You’d think that without the self-induced stylistic limitations obeyed by most independent record labels, XL Recordings would be signing more artists than a California doctor signs medicinal marijuana prescriptions.  This is not the case.  Another quality that sets XL apart from many of their fellow indies is their sheer exclusivity.  They try to avoid taking on more than a single new project a year, and they only release a handful of albums annually.  In the old industrialist debate of quality vs. quantity, quality thankfully emerges victorious for XL Recordings.  With fewer products to juggle, the label has more to offer for each artist: more money, more time, stronger marketing strategies, and of course the pride of being on an elite creative label.  XL is also able to put more care into the contracts set forth for their musicians.  Different deals are molded for different artists – Richard Russell describes it as a “tailor-made suit.”  He explains that a low-key group like The XX should rightfully have different approaches and expectations than a go-getting poppy singer like Adele.  On top of all of that, XL’s extraordinarily high success rate with the few artists to which they’re dedicated means the company is leaner and more agile when it comes to adapting to new technologies and business practices. 

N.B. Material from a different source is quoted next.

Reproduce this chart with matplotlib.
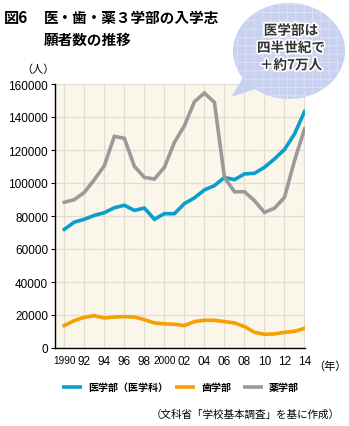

XL Recordings London studio

The only disadvantage to being an artist on a successful record label that competes with major label artists and provides them with an abundance of money and care, is that they must be prepared to give up some of their artistic control…Actually, they can keep that too.  XL Recordings recognizes that no one knows how to market artists better than the artists themselves.  Many of the groups produce and release their own material.  In fact, their London office contains a humble studio which is rented to bands on the label for free, ensuring that artists are constantly stopping by, and strengthening the communal relationship that the label is deservingly proud of.  The company also avoids stepping on artists’ toes when it comes to their visual image.  Both the XL artists and employees are encouraged to use their creativity in multiple realms, and this merging of minds continuously breathes life into the XL Recordings offices.

Richard Russell

XL Recordings thrives by signing original acts with longevity and respecting their art enough to allow them to create freely without the uninspiring interference from men in suits with dollar signs in their eyes.  This line drawn between art and business is culturally significant, of which they are fully aware.  Major labels could learn from this independent label with the power to penetrate the major market; their excitement for true originality, their eagerness toward diversity, their embracement of technology, and their desire to impact culture with pure, untainted creativity are all key to their success.  But, as XL Recordings owner Russell warns, when you do things with creative integrity you must be patient.  “You’ve got to bend culture around you.”  And that’s exactly what they are in the process of doing.